Cause of involuntary context switches


You mentioned there is 32 cores but what is the exact layout of the hardware? E.g. how many packages the machine has, how many cores, how the cache is shared etc. For sharing this kind of information I personally like sharing the output of likwid-topology -g.

Anyway, there is one piece of non-determinism in your run: thread affinity. The operating system assigns the SW threads to run on specific HW threads somehow without taking into account the knowledge about how the threads communicate (just because it doesn't have that knowledge). That can cause all kinds of effects so for reproducible runs it's a good idea to make sure you pin your SW threads to HW threads in some way (there may be an optimal way, too, but so far I am just talking about determinism).

For pinning (a.k.a. affinity) you can either use explicit Pthread calls or you might try another tool from the Likwid suite called likwid-pin - see here.

If that doesn't get you consistent results, run a good profiler (e.g. Intel VTune) on your workload making sure you capture a faster run and a slower run and then compare the results. In VTune you can use the compare feature that shows two profiles side by side.


I believe your problem is actually a scheduling issue.

One cannot avoid one's process from being pre-empted from the CPU, but the problem is that if a thread is preempted, and then on it's next quantum ends up on a different CPU, or to be more specific on a CPU with a different L2 cache, then it's accesses to memory will all yield cache misses and cause the data to be fetched from memory. On the other hand, if the thread gets scheduled on the same CPU, it is likely that it's data will still be available on the cahce, for instance yielding much faster memory accesses.

Note that this behavior is most likely to happen when you have more and more cores. And since it is sort of "random" where your thread will end up on it's next quantum, then this would explain the randomness of the performance.

There are out there profiling tools that allow you to register where your threads are being scheduled, such as perf for Linux. Usually these tools are particular to the topology where you're executing your program. Unfortunately none other comes to my mind right now. There are also ways of telling the OS to schedule threads on the same (or adyacent) CPUs, so they'll benefit from fewer cache misses. For that you can check this SO question

I would suggest that you ask your admin which tools like these you count with, so you can do a proper profiling and assignment of your thread scheduling.


You are mentioning a bi-modal performance profile which you see on one machine and not on the other. It is horrible, but this is normal, even for single threaded applications.

The problem is that there are far too many factors in a Linux system (any kernel, regardless of the scheduler used) which affect the application performance. It starts at address randomisation, and ends with microscopic timing differences escalating to huge context switch delays between processes.

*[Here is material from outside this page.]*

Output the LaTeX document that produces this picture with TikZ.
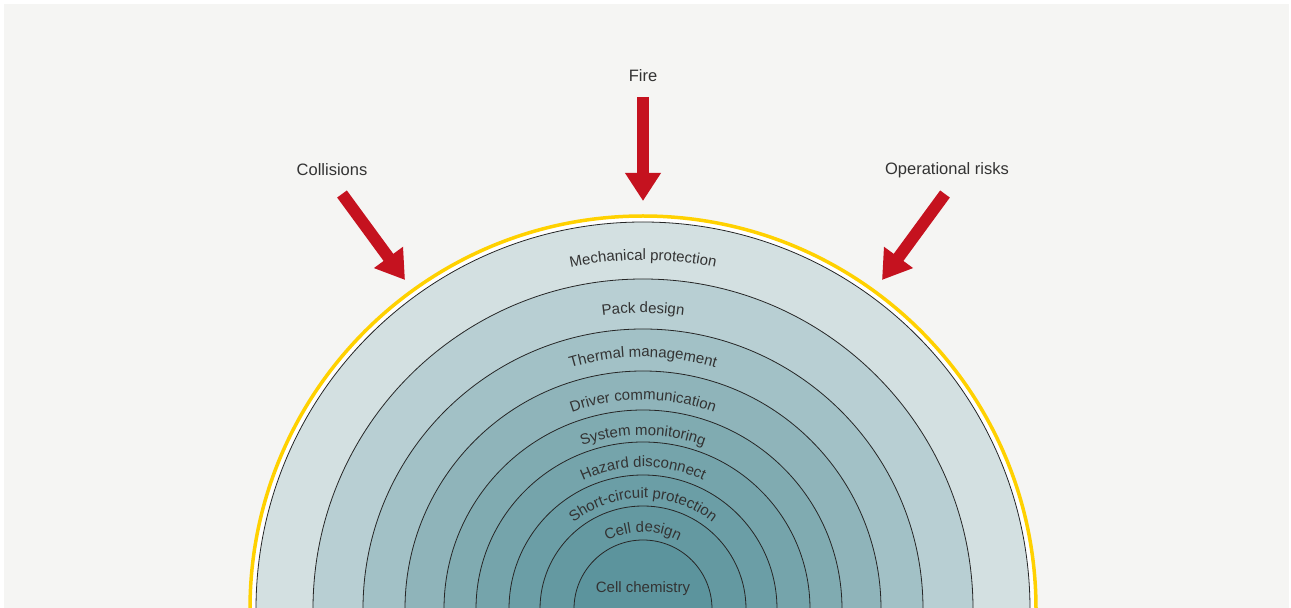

Linux is not a real-time system. It just tries to be as efficient as possible on the average case.

There is a number of things you can do to minimize the performance variance:

Reduce the number of threads to the bare minimum necessary. Do not split different aspects of your problem up into threads. Just split up into threads when really necessary, for example to feed CPUs with independent (!) number crunching jobs. Try to do as much causally connected work in one thread as possible. You threads should require as little communication with each other as possible. In particular you should have no request/response patterns between threads where the latencies add up.

Assume your OS only be able to do about 1000 context switches between threads/processes per second. That means a couple of 100 request/response transactions per second. If you do a benchmark on Linux and you find you can do much more, ignore this.

Try to reduce the memory footprint of vital data. Distributed data tends to trash the cache with very subtle and hard-to-explain effect on performance.